E poi c’è chi, invece, mantiene imperterrito il solito aplomb: con il sole o con la pioggia si interroga ad oltranza. Questa è la filosofia. Niente sconti, si fa ciò che va fatto. Con il solito vestito d’indifferenza cucito addosso si affronta la vita a colpi di nichilismo, sempre aggrappati a quell’unica certezza dell’incertezza. Supererà anche questa, ne è certo, protetto nella sua alcova di libri. Il volto si staglia in video tra il Simposio e il Capitale, paparazzato e moltiplicato su 23 piccoli schermi. Una frantumazione dell’essere che è costretto a sopportare.
È come se tutto, filtrato da quei pixel, venisse restituito incredibilmente amplificato e vero. È crollato un muro di apparenze, caduto il velo (di Maya).
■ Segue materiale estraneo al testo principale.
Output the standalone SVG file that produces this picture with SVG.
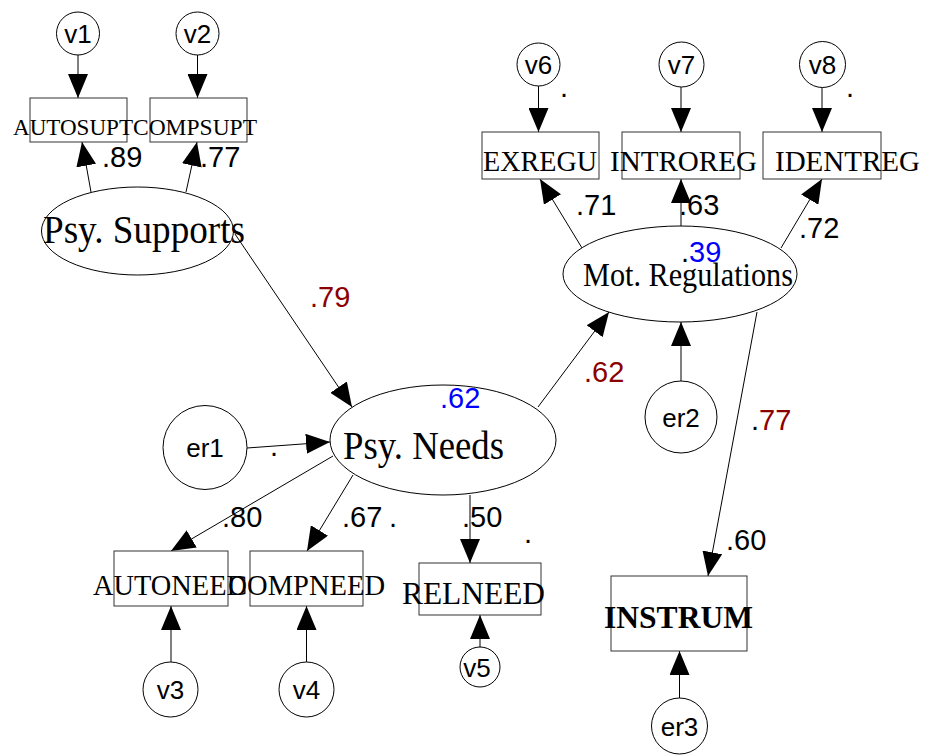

E per la prima volta dopo tanto tempo, nel disagio e nella difficoltà della quarantena ci si sente finalmente liberi di essere quel che si è, svelati nell’informalità delle mura domestiche.
E si vede. Si vede nell’ora di scienze, quando un effetto di chroma key artigianale sostituisce il colore bianco dell’armadio sul fondo con l’immagine del ponte di Brooklyn o della galassia, mentre si parla di biomolecole e legami chimici. “Per darvi respiro”, dice.
Si vede in quel che resta dell’ora di educazione fisica. Da sempre mezzo sordo per un infortunio, insegnante reduce da una carriera agonistica mancata, ora è collegato con le cuffione indosso e finalmente sente tutto. Mentre parliamo di app e videolezioni, per mantenersi in forma anche chiusi in casa, non si perde una parola, come un bambino davanti al suo cartone animato preferito.
Si vede all’inizio della prima ora, con il Prof di turno che dopo l’appello virtuale ti chiede “ragazzi, allora come state?”, senza avere la volontà di ascoltare una risposta che non fa in tempo ad arrivare. “Prendete pagina 268”, si sbriga a dire. Meglio non sapere come stanno, pensa, poi potrebbero voler sapere come sto io.
Perché hai voglia che ci dicono di stare lontani, ma in questa didattica a distanza siamo anche fin troppo vicini.